Iron & Wine is a project defined by ease. It’s incredible to consider the facts surrounding his arrival on the early-2000s indie-folk scene: A four-track recorder, some influential friends, a well-timed cover (memorably gracing the Garden State soundtrack), and a deal with Sub Pop quickly led Beam from a life as a film professor to a full-time touring musician. Countless songwriters work under the assumption that if only their songs could get in the right hands they’d be able to make it—if not big, then at least big enough to quit their day job. Only, that was actually true for Beam, who didn’t have to fumble around in obscurity quite like your typical songwriter with an acoustic guitar. If there’s a clear and obvious objective for Who Can See Forever—a companion to a full-length documentary coming in 2024—it seems to be to illustrate just why his songs, simple as they might appear, remain so immediately endearing. 

Who Can See Forever pulls from all over Iron & Wine’s catalog: Hits like “The Trapeze Swinger” and “Naked as We Came” sit next to deeper cuts like “Woman King” and “Monkeys Uptown” (the collection notably features only one song from his breakout debut, “Muddy Hymnal,” which closes both records).
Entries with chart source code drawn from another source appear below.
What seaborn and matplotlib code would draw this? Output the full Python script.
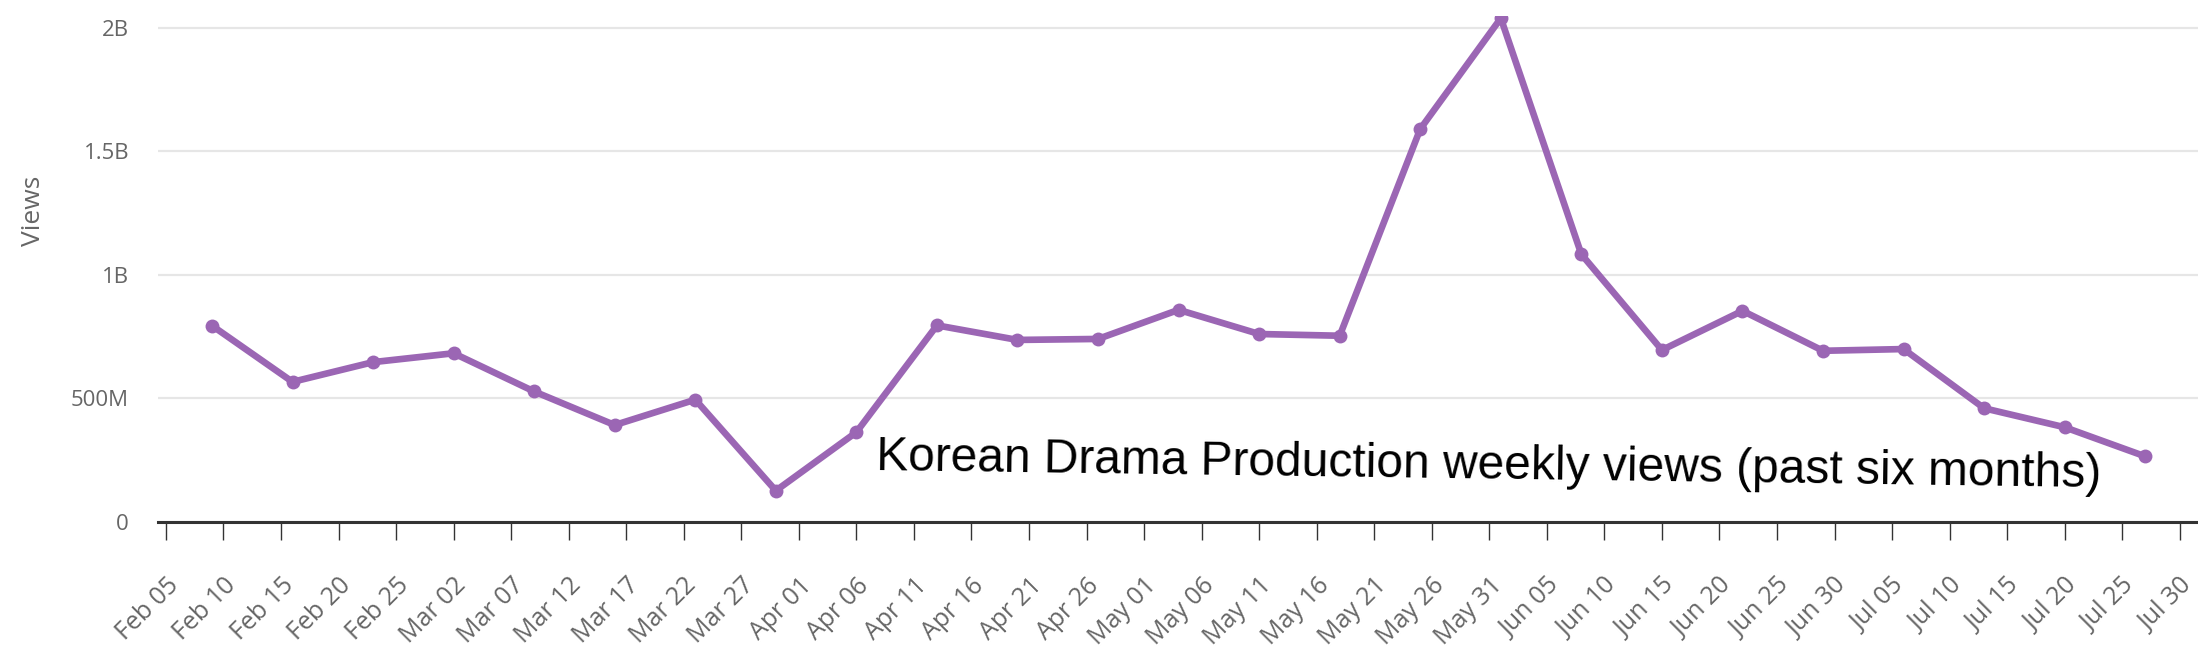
import numpy as np
import pandas as pd
import matplotlib
matplotlib.use("Agg")
import matplotlib.pyplot as plt
import matplotlib.dates as mdates
from matplotlib.ticker import FixedLocator
import seaborn as sns

# ---- data ----
week_dates = pd.date_range("2023-02-09", periods=25, freq="7D")
views_m = [794, 566, 646, 682, 527, 391, 494, 125, 362, 795, 736, 740, 858,
           760, 753, 1591, 2040, 1083, 695, 854, 692, 699, 459, 382, 264]
tick_dates = pd.date_range("2023-02-05", "2023-07-30", freq="5D")
y_ticks = [0, 500e6, 1e9, 1.5e9, 2e9]
y_tick_labels = ["0", "500M", "1B", "1.5B", "2B"]
annotation = "Korean Drama Production weekly views (past six months)"

df = pd.DataFrame({"date": week_dates, "views": np.array(views_m) * 1e6})

sns.set_theme(style="white")
plt.rcParams["font.family"] = ["Open Sans", "DejaVu Sans"]

fig = plt.figure(figsize=(21.98, 6.56), dpi=100)
ax = fig.add_axes([0.072, 0.205, 0.928, 0.771])

line_color = "#9b66b4"
sns.lineplot(data=df, x="date", y="views", ax=ax, color=line_color,
             linewidth=4.8, marker="o", markersize=10, markeredgewidth=0,
             markerfacecolor=line_color, zorder=3)

ax.set_ylim(0, 2.05e9)
ax.set_xlim(pd.Timestamp("2023-02-04 08:00"), pd.Timestamp("2023-07-31 14:00"))

ax.yaxis.set_major_locator(FixedLocator(y_ticks))
ax.set_yticklabels(y_tick_labels)
ax.xaxis.set_major_locator(FixedLocator(mdates.date2num(tick_dates)))
ax.xaxis.set_major_formatter(mdates.DateFormatter("%b %d"))

ax.grid(axis="y", color="#e6e6e6", linewidth=1.6)
ax.grid(axis="x", visible=False)
ax.set_axisbelow(True)

for s in ["top", "right", "left"]:
    ax.spines[s].set_visible(False)
ax.spines["bottom"].set_color("#333333")
ax.spines["bottom"].set_linewidth(2.2)
ax.spines["bottom"].set_zorder(4)

ax.tick_params(axis="y", length=0, pad=21, labelsize=16, labelcolor="#666666")
ax.tick_params(axis="x", length=13, width=1.0, color="#333333", pad=24,
               labelsize=18, labelcolor="#666666", direction="out", bottom=True)
for lab in ax.get_xticklabels():
    lab.set_rotation(45)
    lab.set_ha("right")
    lab.set_rotation_mode("anchor")

ax.set_xlabel("")
ax.set_ylabel("Views", fontsize=19, color="#666666")
ax.yaxis.set_label_coords(-0.055, 0.615)

fig.text(0.3987, 0.2835, annotation, fontsize=34.5, color="black",
         family=["Liberation Sans", "DejaVu Sans"], ha="left", va="baseline",
         rotation=-0.8, rotation_mode="anchor")

fig.savefig("out.png", dpi=100)
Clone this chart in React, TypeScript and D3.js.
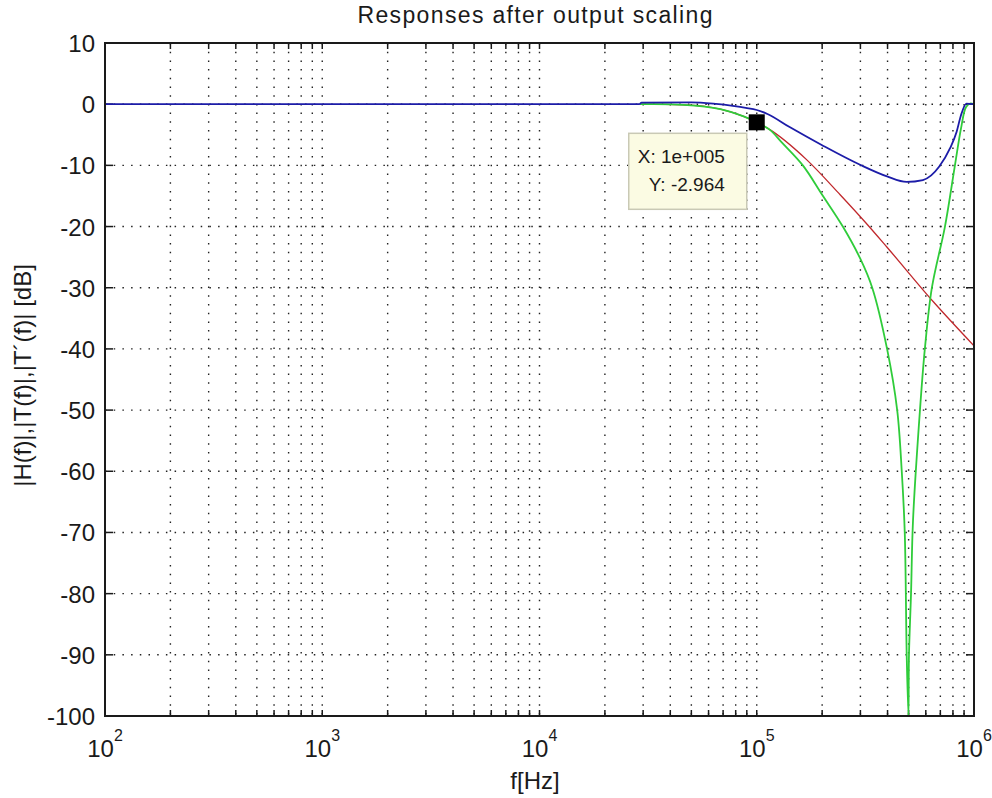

Like many live albums, the structure of the songs are fiddled with just enough to make them feel if not essential then at least fully worthy of being put to tape. Beam takes a song like “Boy with a Coin,” with its sputtering percussion and whispered vocals, and ups the ante significantly, fleshing it out until it becomes as massive as anything he’s ever written. Similarly, “Sodom, South Georgia,” one of Iron & Wine’s most delicate and brilliant songs, is made grander and perhaps even more striking thanks to the addition of an expansive backing band. 

The only hint we get at what it will look like when these songs are presented as part of the documentary feature is the video for “Thomas County Law,” a song off the project’s 2017 record Beast Epic. It’s largely what you might expect, blending behind-the-scenes moments of the biblically bearded Beam with a wonderfully rendered live performance film at the Haw River Ballroom in Saxapahaw, North Carolina. Who Can See Forever Soundtrack may be, by its very nature, only a piece of a larger project, but it more than justifies its existence throughout, if only to put into focus a songwriter who still deserves your attention.